## WHAT YOU SHOULD DO
Please output every line of the material as it stands, without the pictures.

* BEGIN DATA SUPPLIED *

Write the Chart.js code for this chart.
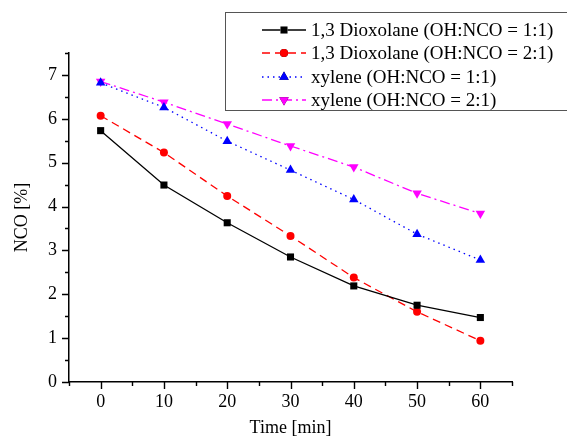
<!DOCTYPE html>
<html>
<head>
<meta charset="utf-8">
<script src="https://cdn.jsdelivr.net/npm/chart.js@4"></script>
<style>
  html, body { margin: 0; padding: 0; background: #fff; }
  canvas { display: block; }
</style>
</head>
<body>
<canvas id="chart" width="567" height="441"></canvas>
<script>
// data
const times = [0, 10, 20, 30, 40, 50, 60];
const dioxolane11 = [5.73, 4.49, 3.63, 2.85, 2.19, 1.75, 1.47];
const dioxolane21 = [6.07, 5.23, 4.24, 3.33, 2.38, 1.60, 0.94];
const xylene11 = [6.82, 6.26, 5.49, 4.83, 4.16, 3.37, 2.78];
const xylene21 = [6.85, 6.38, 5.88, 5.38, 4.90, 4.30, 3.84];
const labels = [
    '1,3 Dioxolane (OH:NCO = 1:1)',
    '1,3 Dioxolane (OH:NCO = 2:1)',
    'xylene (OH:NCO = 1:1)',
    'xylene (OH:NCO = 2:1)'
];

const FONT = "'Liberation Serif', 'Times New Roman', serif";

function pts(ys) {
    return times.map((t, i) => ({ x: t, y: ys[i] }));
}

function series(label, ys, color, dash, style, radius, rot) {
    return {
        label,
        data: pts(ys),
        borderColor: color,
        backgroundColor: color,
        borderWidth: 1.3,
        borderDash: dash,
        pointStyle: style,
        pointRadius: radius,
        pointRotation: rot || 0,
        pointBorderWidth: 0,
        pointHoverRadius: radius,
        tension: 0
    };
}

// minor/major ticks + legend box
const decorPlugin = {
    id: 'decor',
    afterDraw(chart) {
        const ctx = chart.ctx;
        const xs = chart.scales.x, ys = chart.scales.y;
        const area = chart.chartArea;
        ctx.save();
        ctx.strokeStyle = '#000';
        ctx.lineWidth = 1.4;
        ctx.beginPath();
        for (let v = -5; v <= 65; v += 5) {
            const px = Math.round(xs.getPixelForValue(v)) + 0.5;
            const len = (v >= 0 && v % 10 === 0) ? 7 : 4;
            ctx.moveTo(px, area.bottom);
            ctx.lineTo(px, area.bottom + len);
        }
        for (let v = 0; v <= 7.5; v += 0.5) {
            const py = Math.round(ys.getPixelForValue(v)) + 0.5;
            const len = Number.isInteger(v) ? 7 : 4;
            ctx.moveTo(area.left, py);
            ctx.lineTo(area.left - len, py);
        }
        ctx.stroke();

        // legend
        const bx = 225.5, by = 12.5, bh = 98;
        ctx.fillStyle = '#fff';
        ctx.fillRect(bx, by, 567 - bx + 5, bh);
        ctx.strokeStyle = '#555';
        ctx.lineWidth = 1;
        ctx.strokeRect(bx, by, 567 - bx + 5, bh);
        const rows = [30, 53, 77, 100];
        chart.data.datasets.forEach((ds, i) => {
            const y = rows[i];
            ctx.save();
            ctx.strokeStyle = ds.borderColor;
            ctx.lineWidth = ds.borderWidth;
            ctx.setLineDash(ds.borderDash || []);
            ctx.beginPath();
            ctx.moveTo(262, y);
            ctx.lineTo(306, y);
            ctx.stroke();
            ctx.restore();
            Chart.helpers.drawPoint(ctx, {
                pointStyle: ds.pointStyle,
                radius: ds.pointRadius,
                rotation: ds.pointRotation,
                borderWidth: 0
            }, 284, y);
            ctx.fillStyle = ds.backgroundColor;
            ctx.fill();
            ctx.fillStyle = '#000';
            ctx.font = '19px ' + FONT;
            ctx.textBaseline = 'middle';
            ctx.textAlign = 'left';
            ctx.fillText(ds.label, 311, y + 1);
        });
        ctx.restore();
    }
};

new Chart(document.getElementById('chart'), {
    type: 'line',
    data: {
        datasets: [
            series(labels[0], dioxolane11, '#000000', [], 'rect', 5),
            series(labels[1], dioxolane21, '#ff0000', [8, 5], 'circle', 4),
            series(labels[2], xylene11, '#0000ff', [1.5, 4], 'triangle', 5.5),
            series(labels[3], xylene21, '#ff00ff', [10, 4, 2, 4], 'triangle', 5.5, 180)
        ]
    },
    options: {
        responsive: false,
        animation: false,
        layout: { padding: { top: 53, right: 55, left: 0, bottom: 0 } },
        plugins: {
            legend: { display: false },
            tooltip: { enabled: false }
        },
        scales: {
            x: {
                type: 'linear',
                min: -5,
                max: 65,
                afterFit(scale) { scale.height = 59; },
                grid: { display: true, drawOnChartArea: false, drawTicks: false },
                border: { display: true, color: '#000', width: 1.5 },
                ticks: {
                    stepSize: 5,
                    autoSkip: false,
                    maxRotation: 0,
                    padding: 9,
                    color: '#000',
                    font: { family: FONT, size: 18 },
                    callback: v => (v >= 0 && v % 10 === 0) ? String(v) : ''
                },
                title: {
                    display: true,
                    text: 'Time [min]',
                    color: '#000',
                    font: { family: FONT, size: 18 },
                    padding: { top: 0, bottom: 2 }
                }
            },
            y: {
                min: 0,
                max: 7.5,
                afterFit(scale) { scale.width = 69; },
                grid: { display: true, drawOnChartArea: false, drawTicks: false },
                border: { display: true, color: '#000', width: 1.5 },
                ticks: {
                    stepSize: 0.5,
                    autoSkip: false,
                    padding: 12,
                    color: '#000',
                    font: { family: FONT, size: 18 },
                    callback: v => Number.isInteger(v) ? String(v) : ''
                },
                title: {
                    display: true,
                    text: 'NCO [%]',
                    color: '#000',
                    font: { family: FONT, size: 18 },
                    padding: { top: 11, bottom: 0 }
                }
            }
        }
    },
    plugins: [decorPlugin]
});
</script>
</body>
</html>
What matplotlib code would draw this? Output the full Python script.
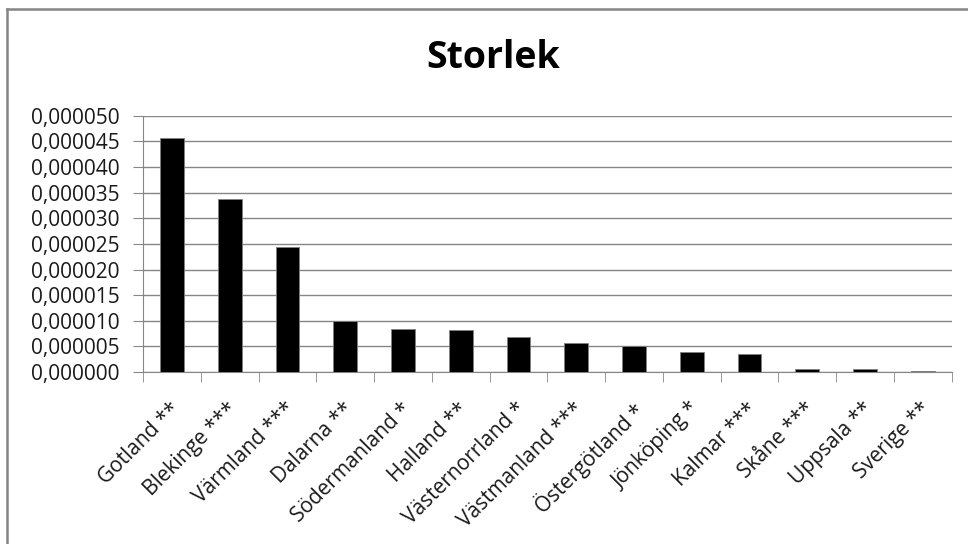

* END DATA SUPPLIED *

## CORRECT RESPONSE
Write the Chart.js code for this chart.
<!DOCTYPE html>
<html>
<head>
<meta charset="utf-8">
<script src="https://cdn.jsdelivr.net/npm/chart.js@4"></script>
<style>
  html, body { margin: 0; padding: 0; background: #fff; }
  canvas { display: block; }
</style>
</head>
<body>
<canvas id="chart" width="567" height="441"></canvas>
<script>
// data
const times = [0, 10, 20, 30, 40, 50, 60];
const dioxolane11 = [5.73, 4.49, 3.63, 2.85, 2.19, 1.75, 1.47];
const dioxolane21 = [6.07, 5.23, 4.24, 3.33, 2.38, 1.60, 0.94];
const xylene11 = [6.82, 6.26, 5.49, 4.83, 4.16, 3.37, 2.78];
const xylene21 = [6.85, 6.38, 5.88, 5.38, 4.90, 4.30, 3.84];
const labels = [
    '1,3 Dioxolane (OH:NCO = 1:1)',
    '1,3 Dioxolane (OH:NCO = 2:1)',
    'xylene (OH:NCO = 1:1)',
    'xylene (OH:NCO = 2:1)'
];

const FONT = "'Liberation Serif', 'Times New Roman', serif";

function pts(ys) {
    return times.map((t, i) => ({ x: t, y: ys[i] }));
}

function series(label, ys, color, dash, style, radius, rot) {
    return {
        label,
        data: pts(ys),
        borderColor: color,
        backgroundColor: color,
        borderWidth: 1.3,
        borderDash: dash,
        pointStyle: style,
        pointRadius: radius,
        pointRotation: rot || 0,
        pointBorderWidth: 0,
        pointHoverRadius: radius,
        tension: 0
    };
}

// minor/major ticks + legend box
const decorPlugin = {
    id: 'decor',
    afterDraw(chart) {
        const ctx = chart.ctx;
        const xs = chart.scales.x, ys = chart.scales.y;
        const area = chart.chartArea;
        ctx.save();
        ctx.strokeStyle = '#000';
        ctx.lineWidth = 1.4;
        ctx.beginPath();
        for (let v = -5; v <= 65; v += 5) {
            const px = Math.round(xs.getPixelForValue(v)) + 0.5;
            const len = (v >= 0 && v % 10 === 0) ? 7 : 4;
            ctx.moveTo(px, area.bottom);
            ctx.lineTo(px, area.bottom + len);
        }
        for (let v = 0; v <= 7.5; v += 0.5) {
            const py = Math.round(ys.getPixelForValue(v)) + 0.5;
            const len = Number.isInteger(v) ? 7 : 4;
            ctx.moveTo(area.left, py);
            ctx.lineTo(area.left - len, py);
        }
        ctx.stroke();

        // legend
        const bx = 225.5, by = 12.5, bh = 98;
        ctx.fillStyle = '#fff';
        ctx.fillRect(bx, by, 567 - bx + 5, bh);
        ctx.strokeStyle = '#555';
        ctx.lineWidth = 1;
        ctx.strokeRect(bx, by, 567 - bx + 5, bh);
        const rows = [30, 53, 77, 100];
        chart.data.datasets.forEach((ds, i) => {
            const y = rows[i];
            ctx.save();
            ctx.strokeStyle = ds.borderColor;
            ctx.lineWidth = ds.borderWidth;
            ctx.setLineDash(ds.borderDash || []);
            ctx.beginPath();
            ctx.moveTo(262, y);
            ctx.lineTo(306, y);
            ctx.stroke();
            ctx.restore();
            Chart.helpers.drawPoint(ctx, {
                pointStyle: ds.pointStyle,
                radius: ds.pointRadius,
                rotation: ds.pointRotation,
                borderWidth: 0
            }, 284, y);
            ctx.fillStyle = ds.backgroundColor;
            ctx.fill();
            ctx.fillStyle = '#000';
            ctx.font = '19px ' + FONT;
            ctx.textBaseline = 'middle';
            ctx.textAlign = 'left';
            ctx.fillText(ds.label, 311, y + 1);
        });
        ctx.restore();
    }
};

new Chart(document.getElementById('chart'), {
    type: 'line',
    data: {
        datasets: [
            series(labels[0], dioxolane11, '#000000', [], 'rect', 5),
            series(labels[1], dioxolane21, '#ff0000', [8, 5], 'circle', 4),
            series(labels[2], xylene11, '#0000ff', [1.5, 4], 'triangle', 5.5),
            series(labels[3], xylene21, '#ff00ff', [10, 4, 2, 4], 'triangle', 5.5, 180)
        ]
    },
    options: {
        responsive: false,
        animation: false,
        layout: { padding: { top: 53, right: 55, left: 0, bottom: 0 } },
        plugins: {
            legend: { display: false },
            tooltip: { enabled: false }
        },
        scales: {
            x: {
                type: 'linear',
                min: -5,
                max: 65,
                afterFit(scale) { scale.height = 59; },
                grid: { display: true, drawOnChartArea: false, drawTicks: false },
                border: { display: true, color: '#000', width: 1.5 },
                ticks: {
                    stepSize: 5,
                    autoSkip: false,
                    maxRotation: 0,
                    padding: 9,
                    color: '#000',
                    font: { family: FONT, size: 18 },
                    callback: v => (v >= 0 && v % 10 === 0) ? String(v) : ''
                },
                title: {
                    display: true,
                    text: 'Time [min]',
                    color: '#000',
                    font: { family: FONT, size: 18 },
                    padding: { top: 0, bottom: 2 }
                }
            },
            y: {
                min: 0,
                max: 7.5,
                afterFit(scale) { scale.width = 69; },
                grid: { display: true, drawOnChartArea: false, drawTicks: false },
                border: { display: true, color: '#000', width: 1.5 },
                ticks: {
                    stepSize: 0.5,
                    autoSkip: false,
                    padding: 12,
                    color: '#000',
                    font: { family: FONT, size: 18 },
                    callback: v => Number.isInteger(v) ? String(v) : ''
                },
                title: {
                    display: true,
                    text: 'NCO [%]',
                    color: '#000',
                    font: { family: FONT, size: 18 },
                    padding: { top: 11, bottom: 0 }
                }
            }
        }
    },
    plugins: [decorPlugin]
});
</script>
</body>
</html>
What matplotlib code would draw this? Output the full Python script.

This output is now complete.